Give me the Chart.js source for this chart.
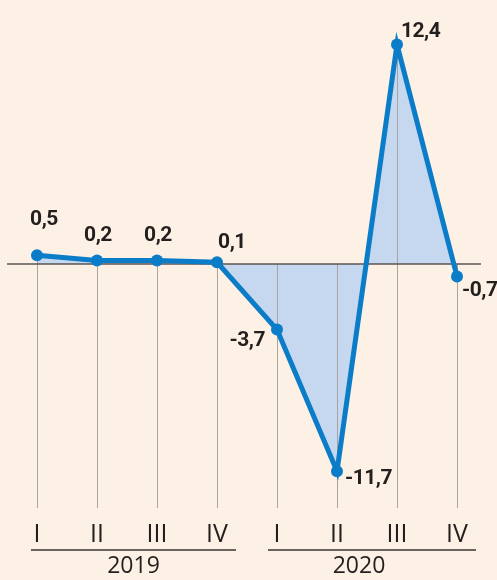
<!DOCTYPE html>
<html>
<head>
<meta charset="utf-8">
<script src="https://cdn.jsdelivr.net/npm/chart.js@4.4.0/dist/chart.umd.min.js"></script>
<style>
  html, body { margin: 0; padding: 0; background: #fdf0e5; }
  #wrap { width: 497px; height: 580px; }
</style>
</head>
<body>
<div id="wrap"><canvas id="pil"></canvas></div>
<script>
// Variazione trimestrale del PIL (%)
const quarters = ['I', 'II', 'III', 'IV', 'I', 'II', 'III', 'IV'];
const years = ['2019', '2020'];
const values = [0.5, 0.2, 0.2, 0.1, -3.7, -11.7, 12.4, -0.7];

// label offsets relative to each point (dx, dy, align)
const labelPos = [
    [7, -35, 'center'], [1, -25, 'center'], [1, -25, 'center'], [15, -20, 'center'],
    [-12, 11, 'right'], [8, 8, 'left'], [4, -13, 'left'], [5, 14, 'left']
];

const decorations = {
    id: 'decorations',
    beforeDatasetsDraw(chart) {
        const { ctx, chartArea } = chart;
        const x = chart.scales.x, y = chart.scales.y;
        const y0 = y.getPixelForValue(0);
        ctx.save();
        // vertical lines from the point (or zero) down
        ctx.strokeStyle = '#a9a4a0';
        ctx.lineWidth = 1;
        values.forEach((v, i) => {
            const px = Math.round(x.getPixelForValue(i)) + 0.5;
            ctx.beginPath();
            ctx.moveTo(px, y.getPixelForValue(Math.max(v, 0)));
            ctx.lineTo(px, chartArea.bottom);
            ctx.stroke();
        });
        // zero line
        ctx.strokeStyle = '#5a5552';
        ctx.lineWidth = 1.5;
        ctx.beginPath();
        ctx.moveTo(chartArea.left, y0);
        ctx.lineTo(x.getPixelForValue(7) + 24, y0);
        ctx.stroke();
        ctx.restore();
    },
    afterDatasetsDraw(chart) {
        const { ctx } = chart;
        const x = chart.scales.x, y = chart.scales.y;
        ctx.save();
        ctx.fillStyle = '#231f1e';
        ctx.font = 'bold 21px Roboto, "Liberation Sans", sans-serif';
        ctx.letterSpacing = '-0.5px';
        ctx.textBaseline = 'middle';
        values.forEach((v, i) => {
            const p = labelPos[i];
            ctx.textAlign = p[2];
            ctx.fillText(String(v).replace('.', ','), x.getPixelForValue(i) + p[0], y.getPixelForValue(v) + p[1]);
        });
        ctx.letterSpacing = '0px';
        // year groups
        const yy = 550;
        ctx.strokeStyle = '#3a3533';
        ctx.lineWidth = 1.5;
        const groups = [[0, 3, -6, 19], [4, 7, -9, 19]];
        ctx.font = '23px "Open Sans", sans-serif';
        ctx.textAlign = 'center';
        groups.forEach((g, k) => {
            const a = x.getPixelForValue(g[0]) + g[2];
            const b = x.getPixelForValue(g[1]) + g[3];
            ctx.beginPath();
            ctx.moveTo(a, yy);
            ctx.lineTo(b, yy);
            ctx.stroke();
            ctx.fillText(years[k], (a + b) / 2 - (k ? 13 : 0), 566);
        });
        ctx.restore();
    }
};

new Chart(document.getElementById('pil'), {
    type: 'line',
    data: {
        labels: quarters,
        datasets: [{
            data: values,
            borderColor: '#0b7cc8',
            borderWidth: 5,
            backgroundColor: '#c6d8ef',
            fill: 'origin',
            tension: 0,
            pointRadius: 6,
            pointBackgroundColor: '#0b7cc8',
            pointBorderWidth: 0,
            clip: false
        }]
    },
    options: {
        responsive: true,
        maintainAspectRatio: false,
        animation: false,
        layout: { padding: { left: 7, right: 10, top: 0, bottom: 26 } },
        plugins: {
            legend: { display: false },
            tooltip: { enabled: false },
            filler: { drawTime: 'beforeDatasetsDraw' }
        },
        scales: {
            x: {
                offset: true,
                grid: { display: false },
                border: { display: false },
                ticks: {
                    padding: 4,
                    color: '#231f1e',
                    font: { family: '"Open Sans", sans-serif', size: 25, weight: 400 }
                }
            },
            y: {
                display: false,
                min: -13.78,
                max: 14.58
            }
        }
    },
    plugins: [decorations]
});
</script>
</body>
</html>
......
PROBLEM DESCRIPTION →
Reproduce the full material exactly, excluding the pictures.

COMPLETE RESPONSE →
Give me the Chart.js source for this chart.
<!DOCTYPE html>
<html>
<head>
<meta charset="utf-8">
<script src="https://cdn.jsdelivr.net/npm/chart.js@4.4.0/dist/chart.umd.min.js"></script>
<style>
  html, body { margin: 0; padding: 0; background: #fdf0e5; }
  #wrap { width: 497px; height: 580px; }
</style>
</head>
<body>
<div id="wrap"><canvas id="pil"></canvas></div>
<script>
// Variazione trimestrale del PIL (%)
const quarters = ['I', 'II', 'III', 'IV', 'I', 'II', 'III', 'IV'];
const years = ['2019', '2020'];
const values = [0.5, 0.2, 0.2, 0.1, -3.7, -11.7, 12.4, -0.7];

// label offsets relative to each point (dx, dy, align)
const labelPos = [
    [7, -35, 'center'], [1, -25, 'center'], [1, -25, 'center'], [15, -20, 'center'],
    [-12, 11, 'right'], [8, 8, 'left'], [4, -13, 'left'], [5, 14, 'left']
];

const decorations = {
    id: 'decorations',
    beforeDatasetsDraw(chart) {
        const { ctx, chartArea } = chart;
        const x = chart.scales.x, y = chart.scales.y;
        const y0 = y.getPixelForValue(0);
        ctx.save();
        // vertical lines from the point (or zero) down
        ctx.strokeStyle = '#a9a4a0';
        ctx.lineWidth = 1;
        values.forEach((v, i) => {
            const px = Math.round(x.getPixelForValue(i)) + 0.5;
            ctx.beginPath();
            ctx.moveTo(px, y.getPixelForValue(Math.max(v, 0)));
            ctx.lineTo(px, chartArea.bottom);
            ctx.stroke();
        });
        // zero line
        ctx.strokeStyle = '#5a5552';
        ctx.lineWidth = 1.5;
        ctx.beginPath();
        ctx.moveTo(chartArea.left, y0);
        ctx.lineTo(x.getPixelForValue(7) + 24, y0);
        ctx.stroke();
        ctx.restore();
    },
    afterDatasetsDraw(chart) {
        const { ctx } = chart;
        const x = chart.scales.x, y = chart.scales.y;
        ctx.save();
        ctx.fillStyle = '#231f1e';
        ctx.font = 'bold 21px Roboto, "Liberation Sans", sans-serif';
        ctx.letterSpacing = '-0.5px';
        ctx.textBaseline = 'middle';
        values.forEach((v, i) => {
            const p = labelPos[i];
            ctx.textAlign = p[2];
            ctx.fillText(String(v).replace('.', ','), x.getPixelForValue(i) + p[0], y.getPixelForValue(v) + p[1]);
        });
        ctx.letterSpacing = '0px';
        // year groups
        const yy = 550;
        ctx.strokeStyle = '#3a3533';
        ctx.lineWidth = 1.5;
        const groups = [[0, 3, -6, 19], [4, 7, -9, 19]];
        ctx.font = '23px "Open Sans", sans-serif';
        ctx.textAlign = 'center';
        groups.forEach((g, k) => {
            const a = x.getPixelForValue(g[0]) + g[2];
            const b = x.getPixelForValue(g[1]) + g[3];
            ctx.beginPath();
            ctx.moveTo(a, yy);
            ctx.lineTo(b, yy);
            ctx.stroke();
            ctx.fillText(years[k], (a + b) / 2 - (k ? 13 : 0), 566);
        });
        ctx.restore();
    }
};

new Chart(document.getElementById('pil'), {
    type: 'line',
    data: {
        labels: quarters,
        datasets: [{
            data: values,
            borderColor: '#0b7cc8',
            borderWidth: 5,
            backgroundColor: '#c6d8ef',
            fill: 'origin',
            tension: 0,
            pointRadius: 6,
            pointBackgroundColor: '#0b7cc8',
            pointBorderWidth: 0,
            clip: false
        }]
    },
    options: {
        responsive: true,
        maintainAspectRatio: false,
        animation: false,
        layout: { padding: { left: 7, right: 10, top: 0, bottom: 26 } },
        plugins: {
            legend: { display: false },
            tooltip: { enabled: false },
            filler: { drawTime: 'beforeDatasetsDraw' }
        },
        scales: {
            x: {
                offset: true,
                grid: { display: false },
                border: { display: false },
                ticks: {
                    padding: 4,
                    color: '#231f1e',
                    font: { family: '"Open Sans", sans-serif', size: 25, weight: 400 }
                }
            },
            y: {
                display: false,
                min: -13.78,
                max: 14.58
            }
        }
    },
    plugins: [decorations]
});
</script>
</body>
</html>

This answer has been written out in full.